To estimate the capital gains, you would take the total quantity of gold in grams that your SGBs represent, multiply this by the prevailing market price of gold at the time of redemption, and then subtract your original investment amount.
- Formula:
Capital Gains = (Quantity of Gold in SGBs × Current Gold Price) - Initial Investment Amount
Example:
Continuing with the previous example, you purchased SGBs for 10 grams of gold at ₹6,000 per gram, totaling an initial investment of ₹60,000.
- If, at maturity or redemption, the market price of gold is ₹7,500 per gram:
- Redemption Value: 10 grams × ₹7,500/gram = ₹75,000
- Capital Gains: ₹75,000 - ₹60,000 (Initial Investment) = ₹15,000
If the market price of gold at redemption is lower than your purchase price, you would incur a capital loss. However, SGBs are typically held for the long term, reducing this risk.
Taxation of SGB Returns
Understanding the tax implications is crucial for calculating your net return:
- Interest Income: The interest received on SGBs is taxable as "Income from Other Sources" as per the provisions of the Income Tax Act, 1961. It is added to your total income and taxed at your applicable slab rate.
- Capital Gains:
- Maturity: If you hold the SGBs until maturity (8 years), the capital gains are exempt from tax. This is a significant advantage of SGBs over physical gold or gold ETFs.
- Early Redemption/Secondary Market Sale: If you redeem the SGBs after the 5th year (but before maturity) or sell them on a stock exchange (e.g., NSE), the capital gains are considered Long-Term Capital Gains (LTCG) and are taxed at 20% with indexation benefits.
- Short-Term Capital Gains (STCG): If sold within three years, gains are added to your income and taxed at your slab rate.

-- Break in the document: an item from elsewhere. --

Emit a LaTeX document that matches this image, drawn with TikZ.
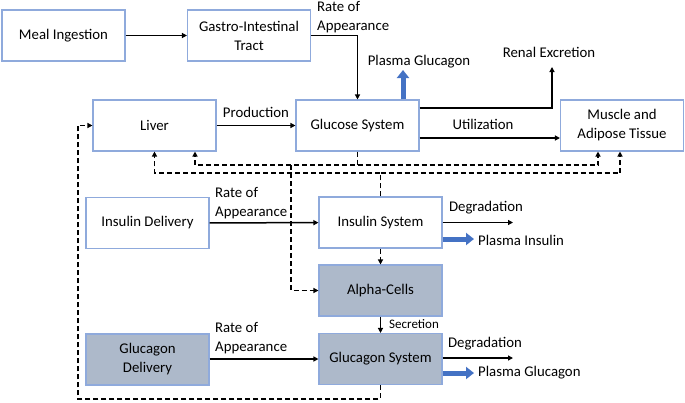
\documentclass[tikz,border=0pt]{standalone}
\usepackage{fontspec}
\setmainfont{Carlito}
\usepackage{tikz}
\usetikzlibrary{arrows.meta}
\definecolor{boxline}{HTML}{8FAADC}
\definecolor{boxgray}{HTML}{ADB9CA}
\definecolor{plasmablue}{HTML}{4472C4}
\tikzstyle{block}=[draw=boxline, line width=1.1pt, fill=white, minimum width=123pt, minimum height=51pt, inner sep=0pt, align=center, font=\fontsize{14.8}{19}\selectfont]
\tikzstyle{gblock}=[block, fill=boxgray]
\tikzstyle{lbl}=[inner sep=0pt, align=left, font=\fontsize{14.8}{19}\selectfont]
\tikzstyle{flow}=[line width=1.5pt, -{Triangle[length=5pt,width=5pt]}]
\tikzstyle{fb}=[flow, dash pattern=on 5pt off 3pt]
\tikzstyle{plasma}=[draw=plasmablue, line width=5pt, -{Triangle[length=8pt,width=12pt]}]

\begin{document}
\begin{tikzpicture}[x=1pt, y=-1pt]
        \useasboundingbox (0,0) rectangle (685,402);
        \node[block]  (meal)    at (63.5, 35.5)  {Meal Ingestion};
        \node[block]  (gi)      at (249, 35.5)   {Gastro-Intestinal\\Tract};
        \node[block]  (liver)   at (154.5, 125.5) {Liver};
        \node[block]  (glucose) at (357.5, 125.5) {Glucose System};
        \node[block]  (muscle)  at (622, 125.5)  {Muscle and\\Adipose Tissue};
        \node[block]  (insdel)  at (147.5, 223)  {Insulin Delivery};
        \node[block]  (inssys)  at (380.5, 222.5) {Insulin System};
        \node[gblock] (alpha)   at (380.5, 290.5) {Alpha-Cells};
        \node[gblock] (glcdel)  at (147.5, 359.5) {Glucagon\\Delivery};
        \node[gblock] (glcsys)  at (380.5, 359)  {Glucagon System};
        \coordinate (pgluc) at (403, 70);
        \coordinate (renal) at (552, 67);
        \coordinate (insdeg) at (513, 222.5);
        \coordinate (insplasma) at (474, 239);
        \coordinate (glcdeg) at (513, 358);
        \coordinate (glcplasma) at (474, 373);
        \coordinate (gdn) at (357.5, 165);
        \coordinate (adn) at (291, 165);
        \coordinate (iup) at (380.5, 173);
        \coordinate (loop) at (78, 399);
        \draw[flow] (meal) -- (gi);
        \draw[flow] (gi.east) -| (glucose.north);
        \draw[flow] (liver) -- (glucose);
        \draw[flow] ([yshift=17.5pt]glucose.east) -| (renal);
        \draw[flow] ([yshift=-12.5pt]glucose.east) -- ([yshift=-12.5pt]muscle.west);
        \draw[plasma] (glucose.north -| pgluc) -- (pgluc);
        \draw[flow] (insdel) -- (inssys);
        \draw[flow] (inssys.east) -- (insdeg);
        \draw[plasma] (inssys.east |- insplasma) -- (insplasma);
        \draw[flow] (alpha) -- (glcsys);
        \draw[flow] (glcdel.east |- glcsys.west) -- (glcsys.west);
        \draw[flow] (glcsys.east |- glcdeg) -- (glcdeg);
        \draw[plasma] (glcsys.east |- glcplasma) -- (glcplasma);
        \draw[fb] (glucose.south) -- (gdn) -| ([xshift=40.5pt]liver.south);
        \draw[fb] (gdn) -| ([xshift=-24pt]muscle.south);
        \draw[fb] (adn) |- (alpha.west);
        \draw[fb] (inssys.north) -- (iup) -| (liver.south);
        \draw[fb] (iup) -| ([xshift=-2pt]muscle.south);
        \draw[fb] (inssys) -- (alpha);
        \draw[fb] (glcsys.south) |- (loop) |- (liver.west);
        \node[lbl, anchor=west] (lra)  at (317, 17)   {Rate of\\Appearance};
        \node[lbl] (lprod)  at (256, 112)  {Production};
        \node[lbl] (lpg)    at (419, 62)   {Plasma Glucagon};
        \node[lbl] (lrenal) at (549, 52)   {Renal Excretion};
        \node[lbl] (lutil)  at (483, 124)  {Utilization};
        \node[lbl, anchor=west] (lira) at (215, 203) {Rate of\\Appearance};
        \node[lbl] (lideg)  at (486, 208)  {Degradation};
        \node[lbl, anchor=west] (lipl) at (478, 240) {Plasma Insulin};
        \node[lbl, anchor=west, font=\fontsize{13}{16}\selectfont] (lsec) at (389, 324) {Secretion};
        \node[lbl, anchor=west] (lgra) at (215, 338) {Rate of\\Appearance};
        \node[lbl] (lgdeg)  at (485, 344)  {Degradation};
        \node[lbl, anchor=west] (lgpl) at (478, 373) {Plasma Glucagon};
    \end{tikzpicture}
\end{document}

Illustrative Example of Total SGB Return Calculation
Let's summarize the total return over an 8-year maturity period:
Component | Calculation | Value (Example) |
---|---|---|
Initial Investment | 10 grams @ ₹6,000/gram | ₹60,000 |
Total Interest Income | Annual Interest (₹1,500) × 8 years | ₹12,000 (taxable) |
Redemption Value | 10 grams @ ₹7,500/gram (assumed maturity price) | ₹75,000 |
Capital Gains | Redemption Value - Initial Investment (₹75,000 - ₹60,000) | ₹15,000 (tax-exempt) |
Total Gross Return | Total Interest Income + Capital Gains (₹12,000 + ₹15,000) | ₹27,000 |
Effective Net Return | Total Gross Return - Tax on Interest Income (assuming average 10% tax slab) | ₹27,000 - ₹1,200 = ₹25,800 |
This example demonstrates how both the steady interest payments and the appreciation in gold price contribute to your overall return, with the added benefit of tax-free capital gains at maturity.